Opinioni & Commenti

I suicidi in carcere e la promessa che la vita può tornare alla vita

di Giuseppe Anzani

Nelle carceri italiane non c’è il «braccio della morte», perché in Italia la pena di morte non c’è. Però nelle carceri italiane si continua a morire, e a darsi la morte sono i detenuti.

Un numero impressionante, ogni anno; uno degli ultimi, un ragazzo di 35 anni, si è ucciso la settimana scorsa nel carcere di Sollicciano a Firenze, con il gas della bombola. Dopo di lui si sono uccisi altri in altre carceri italiane. Il conto dell’anno è salito a 65 suicidi. E se nulla cambia, nessuno ci rassicura che sia finito, dentro questa disperante angoscia che non ha tregua. Vorremmo allora sapere il perché, vorremmo capire, vorremmo chiedere se si può fare qualcosa, in luogo del solo piangere o del solo indignarsi.

Il carcere è luogo di pena, e sia; ma chi può ritenere giusto che la pena trabocchi fino a far preferire la morte al dolore di vivere così? Forse non è solo questione di leggi, di ordinamento, di organizzazione. Hanno escogitato da ultimo, di fronte a un affollamento insostenibile (68mila, per una capienza di 44mila) di far scontare l’ultimo anno di detenzione a casa, a certe condizioni e con certe esclusioni. Il calcolo è che ne sfolleranno 7mila, a farsi la reclusione domiciliare. Fate il conto, per i 61mila che restano dentro l’ammasso incatenato, non cambia il dolore; e per i più fragili o disperati, il pensiero della morte. Forse viene il momento di capire che il guasto del castigo, fatto così, si somma al guasto del delitto; e non lo rimedia, non lo sconfigge. Ci vorrebbe un miracolo, e sarebbe un sogno, d’aver colto un giorno sul cammino penitenziale il frutto che la Costituzione chiama «emenda», incanalando totalmente lì il senso della pena, altrimenti insensata; e che il cuore umano chiamerebbe «salvezza» invocandola su piste diverse dalle vendette rituali. Salvezza, questa è la parola, insieme trepida e tremenda, che estrae ancora qualche tizzone di speranza dai nostri turbamenti estenuati. Non ci basterà più parlare del «problema» carcerario (la devianza, la sicurezza, la separazione, la condizione torturante dell’ammasso dei corpi, la psiche aggredita, il tempo destrutturato) senza rammentare che l’uomo non è riducibile a catalogo di problemi; l’uomo vivente è la concretezza della vita, il suo pensiero, la sua speranza, il suo bisogno di senso, la sua attesa di essere in salvo. Toglietegli questo e lo avrete già cadavere prima che un giorno si impicchi alla sbarra col lenzuolo. Pena è conversione, e non lavoro di boia. Ci vuole forse più osmosi fra carcere e società, se la penitenza non li vuole morti, ma cambiati, rifatti, ripresi. La salvezza, ecco la parola.

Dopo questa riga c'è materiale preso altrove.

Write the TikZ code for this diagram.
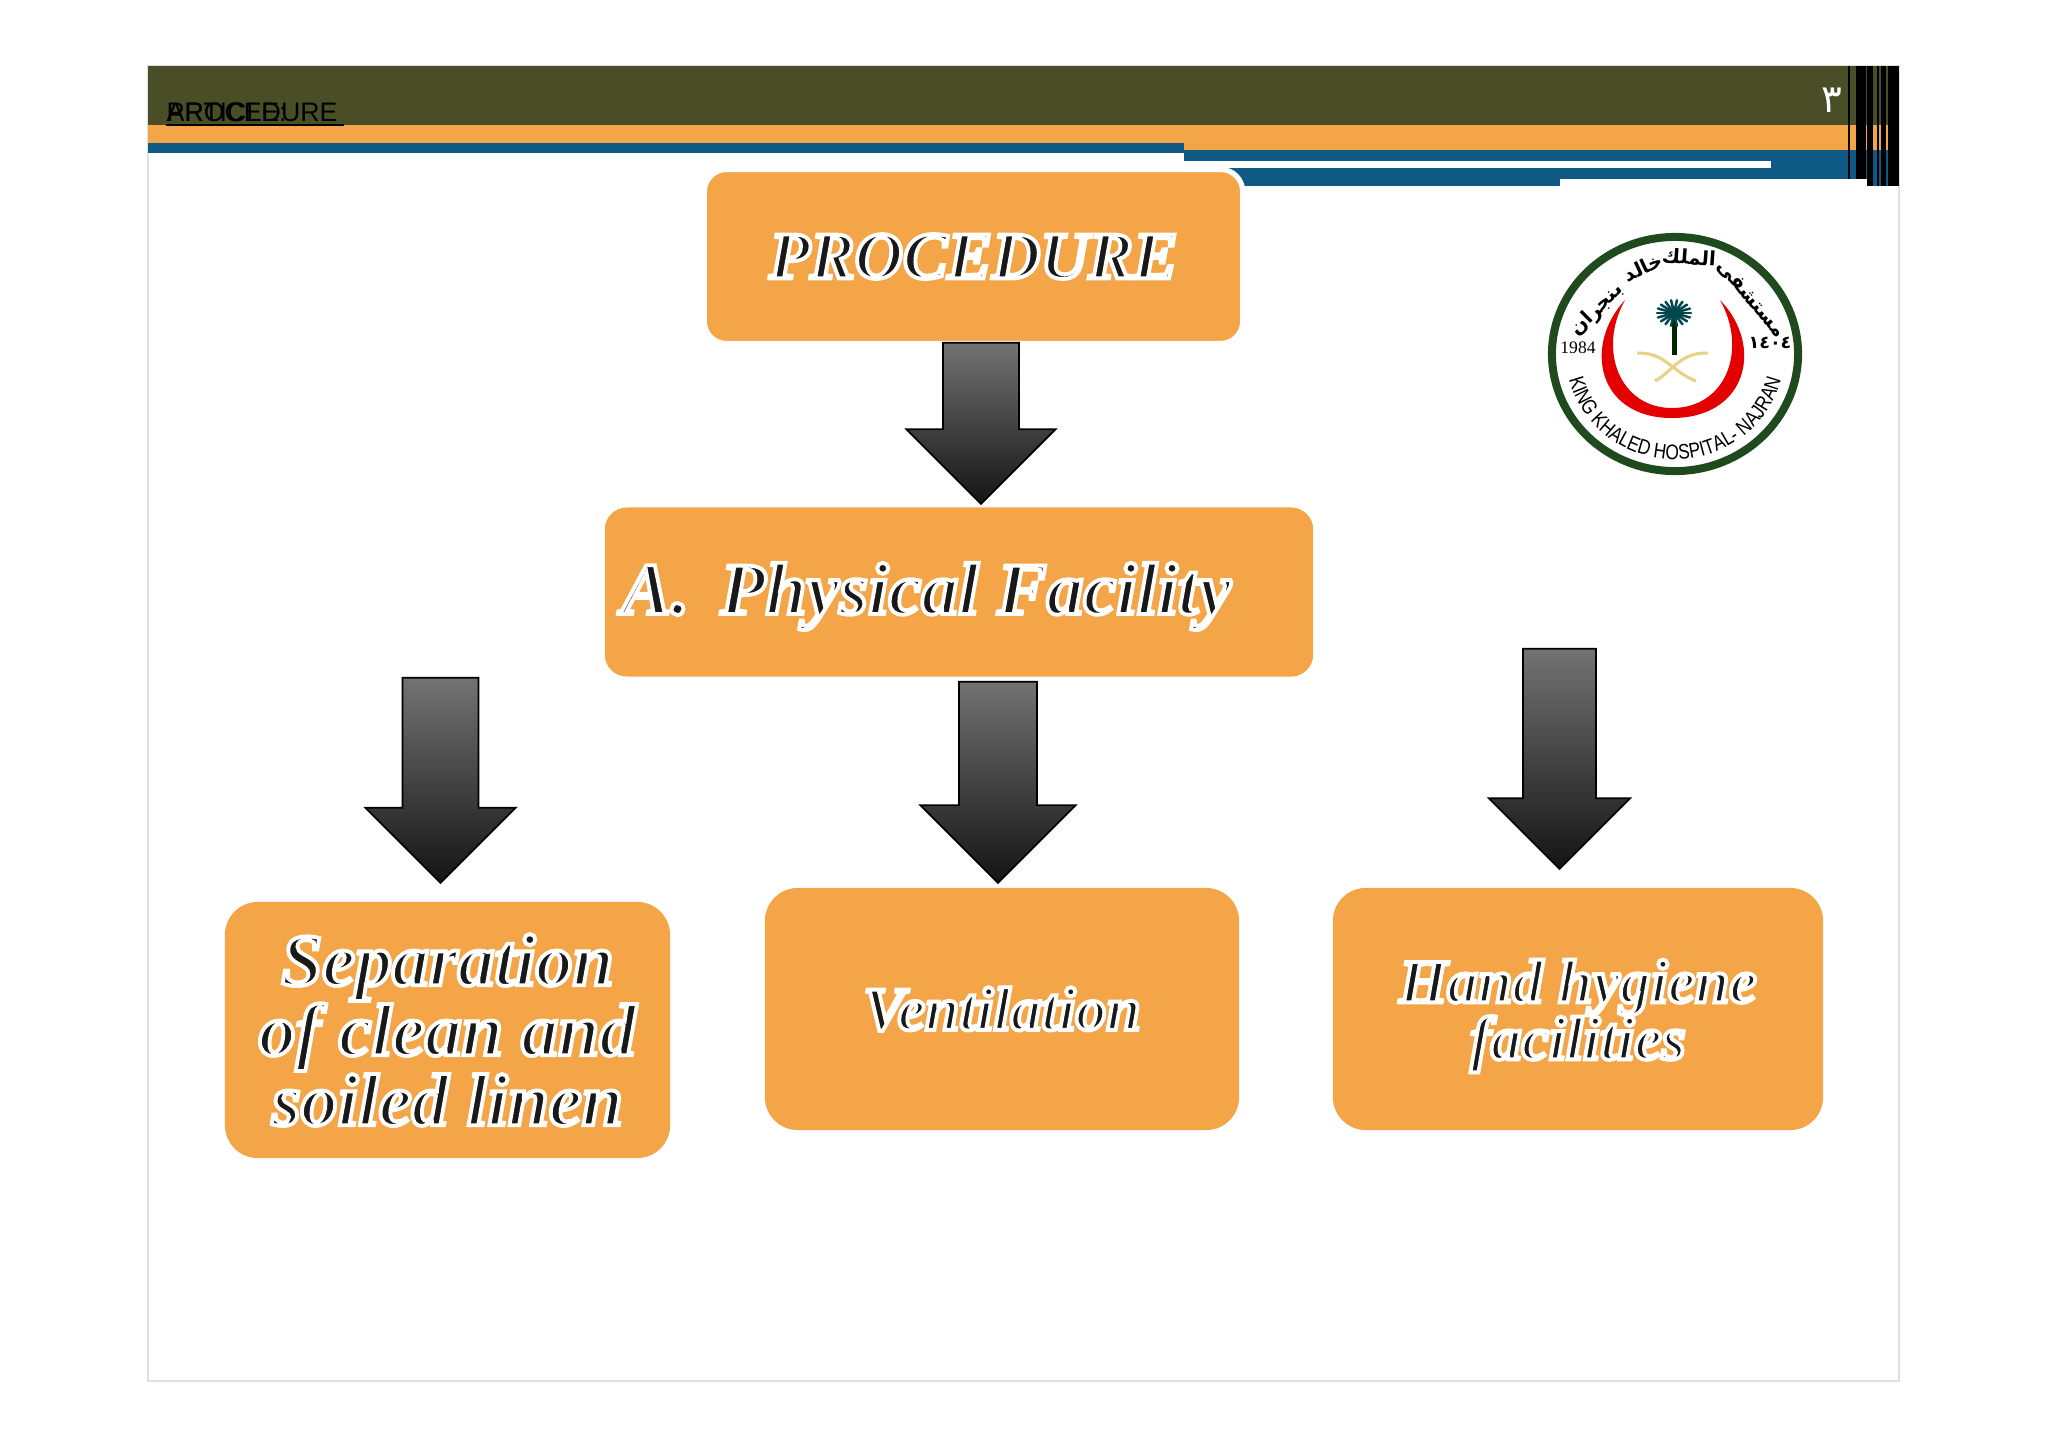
\documentclass[tikz,border=0pt]{standalone}
\usepackage{fontspec}
\setmainfont{Liberation Serif}
\setsansfont{Liberation Sans}
\newfontfamily\arabicfont[Script=Arabic]{DejaVu Sans}
\newfontfamily\logosans[FakeStretch=0.82]{Liberation Sans}
\TeXXeTstate=1
\usetikzlibrary{shapes.arrows,decorations.text}
\definecolor{olivebar}{HTML}{4A4E27}
\definecolor{orangebar}{HTML}{F3A548}
\definecolor{bluebar}{HTML}{0F5A85}
\definecolor{ringgreen}{HTML}{1E4A1E}
\definecolor{swordgold}{HTML}{E6D282}
\newcommand{\outlined}{\special{pdf:code 2 Tr 1 1 1 RG 1.1 w}}
\newcommand{\plainink}{\special{pdf:code 0 Tr}}
\tikzset{
    every node/.style={inner sep=0pt},
}

\begin{document}
\begin{tikzpicture}[x=0.01cm,y=-0.01cm,
        stepbox/.style={rounded corners=0.33cm,fill=orangebar,align=center,text=black!90,font=\bfseries\itshape},
        steptext/.style={align=center,text=black!90},
        downarrow/.style={shape=single arrow,rotate=-90,anchor=tip,draw=black,line width=0.5pt,top color=black!55,bottom color=black!92},
        headtext/.style={font=\sffamily\fontsize{7.6}{9}\selectfont,text=black,anchor=base west},
        logoword/.style={font=\arabicfont\bfseries\fontsize{5.6}{7}\selectfont,text=black}
    ]
    \useasboundingbox (0,0) rectangle (2048,1447);

    % slide
    \draw[black!12,fill=white] (148,66) rectangle (1899,1381);

    % header bands
    \fill[olivebar] (148,66) rectangle (1899,125);
    \fill[orangebar] (148,125) rectangle (1184,143);
    \fill[orangebar] (1184,125) rectangle (1899,150);
    \fill[bluebar] (148,143) rectangle (1184,153);
    \fill[bluebar] (1184,150) rectangle (1228,161);
    \fill[bluebar] (1228,150) rectangle (1899,186);
    \fill[white] (1184,161) rectangle (1771,168);
    \fill[white] (1560,179) rectangle (1867,186);

    % black stripes at right
    \fill[black] (1848,66) rectangle (1850,179);
    \fill[black] (1855.5,66) rectangle (1866,179);
    \fill[black] (1867,66) rectangle (1873,186);
    \fill[black] (1877,66) rectangle (1879,186);
    \fill[black] (1880.5,66) rectangle (1886,186);
    \fill[black] (1888,66) rectangle (1899,186);

    \node[headtext] (headb) at (166,121) {ARTICLE:};
    \node[headtext] (heada) at (166,121) {PROCEDURE};
    \draw[black,line width=0.025cm] (166,125) -- (344,125);
    \node[text=white,font=\arabicfont\fontsize{11}{12}\selectfont] (pagenum) at (1832,100) {\beginR ٣\endR};

    % boxes
    \node[stepbox,rounded corners=0.22cm,draw=white,line width=1.5pt,minimum width=5.38cm,minimum height=1.74cm,font=\bfseries\itshape\fontsize{19}{22}\selectfont] (proc) at (973.5,256.5) {\outlined PROCEDURE\plainink};
    \node[stepbox,rounded corners=0.22cm,minimum width=7.08cm,minimum height=1.69cm] (phys) at (959,592) {};
    \node[steptext,anchor=base west,font=\bfseries\itshape\fontsize{21}{22}\selectfont] (physt) at (621,614) {\outlined A.\hspace{0.17em} Physical Facility\plainink};
    \node[stepbox,minimum width=4.45cm,minimum height=2.56cm,font=\bfseries\itshape\fontsize{21}{19.9}\selectfont] (linen) at (447.5,1030) {\outlined Separation\\\outlined of clean and\\\outlined soiled linen\plainink};
    \node[stepbox,minimum width=4.74cm,minimum height=2.42cm,font=\bfseries\itshape\fontsize{17.5}{16.2}\selectfont] (vent) at (1002,1009) {\outlined Ventilation\plainink};
    \node[stepbox,minimum width=4.90cm,minimum height=2.42cm] (hand) at (1578,1009) {};
    \node[steptext,font=\bfseries\itshape\fontsize{17.5}{16.2}\selectfont] (handt) at (1578,1016) {\outlined Hand hygiene\\\outlined facilities\plainink};

    % arrows
    \node[downarrow,minimum height=1.61cm,inner ysep=0.37cm,single arrow head extend=0.365cm] (arra) at (981,505) {};
    \node[downarrow,minimum height=2.05cm,inner ysep=0.37cm,single arrow head extend=0.37cm] (arrb) at (440.5,884) {};
    \node[downarrow,minimum height=2.01cm,inner ysep=0.38cm,single arrow head extend=0.385cm] (arrc) at (998,884) {};
    \node[downarrow,minimum height=2.20cm,inner ysep=0.355cm,single arrow head extend=0.34cm] (arrd) at (1559.5,870) {};

    % logo
    \draw[ringgreen,line width=0.08cm] (1675,354) ellipse [x radius=1.23cm,y radius=1.17cm];
    \fill[red!90!black] (1625,300) .. controls (1583,345) and (1597,418) .. (1672,418) .. controls (1748,418) and (1764,345) .. (1720,300) .. controls (1748,350) and (1726,408) .. (1672,408) .. controls (1620,408) and (1597,350) .. (1625,300);
    \fill[black!85!green] (1672,317) rectangle (1677,355);
    \foreach \ang in {0,20,...,340}
        \draw[black!60!green!70!blue,line width=0.025cm,line cap=round] (1674,313) -- ++(\ang:0.17cm and 0.13cm);
    \draw[swordgold,line width=0.03cm] (1637,353) .. controls (1665,352) and (1672,372) .. (1696,381);
    \draw[swordgold,line width=0.03cm] (1708,353) .. controls (1680,352) and (1672,372) .. (1655,381);
    \node[logoword,rotate=-50] (wordd) at (1751,299) {\beginR مستشفى\endR};
    \node[logoword,rotate=-4] (worda) at (1689,257) {\beginR الملك\endR};
    \node[logoword,rotate=25] (wordb) at (1643,267) {\beginR خالد\endR};
    \node[logoword,rotate=45] (wordc) at (1597,310) {\beginR بنجران\endR};
    \node[font=\fontsize{5}{6}\selectfont] (yeara) at (1578,348) {1984};
    \node[logoword,font=\arabicfont\bfseries\fontsize{5}{6}\selectfont] (yearb) at (1770,343) {\beginL ١٤٠٤\endL};
    \path[decorate,decoration={text along path,text align=center,text={|\logosans\fontsize{6}{7}\selectfont|KING KHALED HOSPITAL- NAJRAN}}] (1567,369) arc[start angle=188,end angle=352,x radius=1.09cm,y radius=1.05cm];
\end{tikzpicture}
\end{document}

A Natale, da cristiani, ci pare di capire un poco di più perché Lui è venuto, dentro quel nostro orizzonte umano in cui ci incarcerano ingiustizie e rimorsi. A dirci che il male può essere sconfitto, che la morte non è l’ultima parola, che sopra le cupe bandiere della violenza e dell’odio, del cui veleno forse ancora residuano stille dentro i disperanti castighi, c’è la promessa (non il sogno, la promessa vera) che la vita può tornare alla vita, riprender gusto d’innocenza, ricominciare ad amare.